Así que sí, el fin del mundo ya está en marcha. Forma parte de nuestra vida cotidiana, como las noticias sobre el tiempo, los selfis –¿cómo no vamos a estar sumidos en un apocalipsis a medio plazo si nos inventamos palabras así de feas?-, las cervezas con los amigos, las buenas ideas, el papel higiénico, los atardeceres espectaculares, el dolor de cabeza o las novelas que te secuestran. El modo más optimista de afrontar esto es aceptar que el apocalipsis forma parte del escenario cotidiano, y que como se trata de un proceso lento, ni siquiera tenemos que sentir el miedo que produce lo inminente.
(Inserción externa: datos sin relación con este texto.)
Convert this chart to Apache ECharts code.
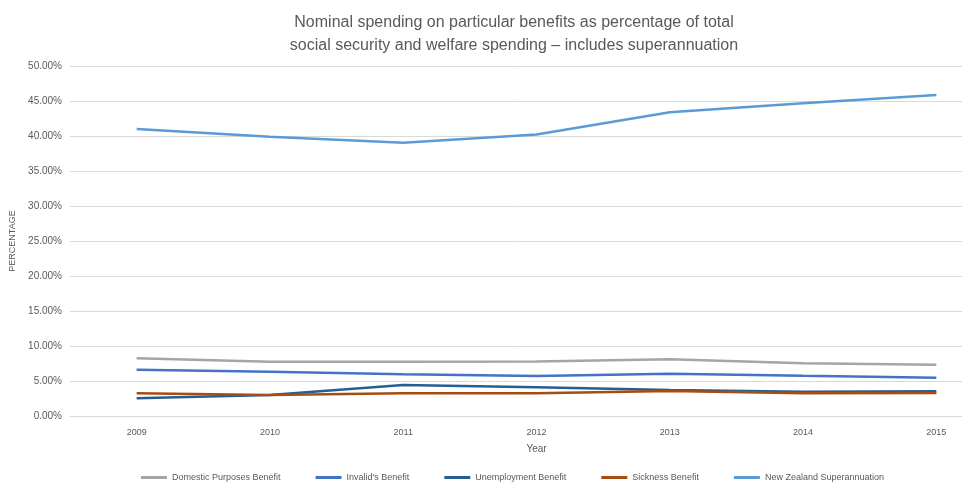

Es triste pero no hay solución. Lo sé cada vez que echo un vistazo a los comentarios en las redes sociales y constato que de lo que se trata de de alzar la voz y hacer valer el discurso propio. De leer a gente enfadada denunciando estoy y lo otro, pero que luego es incapaz de predicar con el ejemplo. De leer a gente que prefiere alimentar la confusión a afrontar la realidad. No tenemos remedio.